When we began our surrogacy journey, we dreamt up what our perfect surrogate might be like. We hoped she’d be kind, funny, a loving and attentive mother, warm, and spirited. We looked forward to creating a friendship and building the kind of trust you can only imagine you’d need before letting someone carry your baby. When we met Sarah, all of those dreams were realized and then some. We matched in October, I swiftly began IVF, and all of the anxiety over ‘will we ever meet our perfect match?’ washed away.
If you are experiencing infertility, you’ll know that having moments of total trust that things are going to be OK can be rare. Sarah reintroduced us to that kind of serenity that it would all work out. Well, today we were thrown a curveball. Sarah has been dealt some unexpected cards and after serious consideration she had to make the hard decision to step back from our surrogacy journey. Needless to say we’re incredibly sad not to be moving forward with her – she’s been a total angel to us these past few months and we’ve become fast friends.

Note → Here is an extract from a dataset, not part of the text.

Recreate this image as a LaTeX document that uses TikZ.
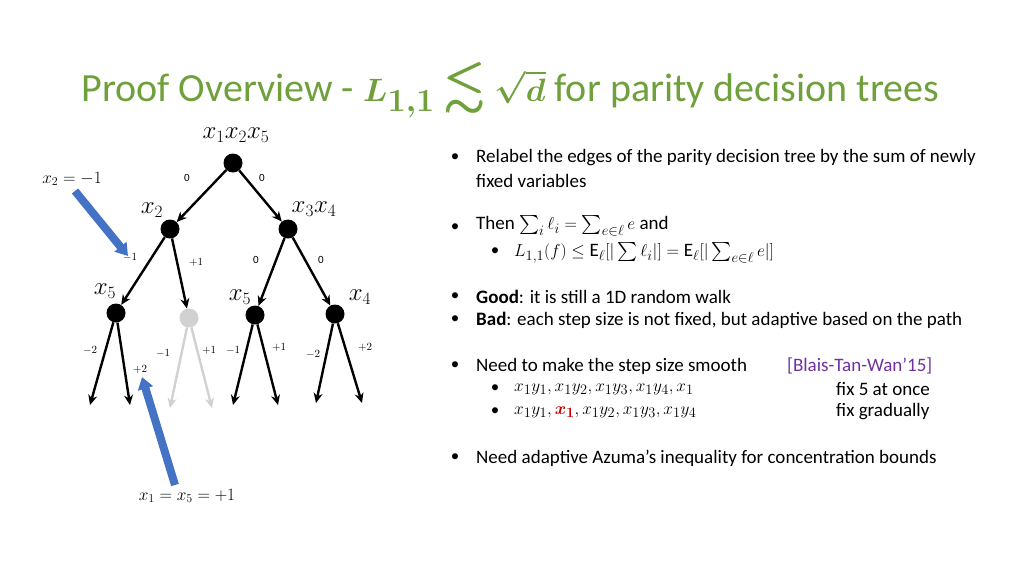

I have a million emotions right now and I’m still trying to sort through them. I know we’re going to pull through this and that even though this wasn’t the news we wanted for our journey, we’ll keep rolling with the punches. I’m so humbled that Sarah wanted to be a part of our journey. She’s such a special person, and knowing that she saw something good in us makes this situation hurt a little less.
As for next steps – today we have a good cry and eat some takeout. Tomorrow, we pick ourselves up, dust ourselves off, and begin our search all over again.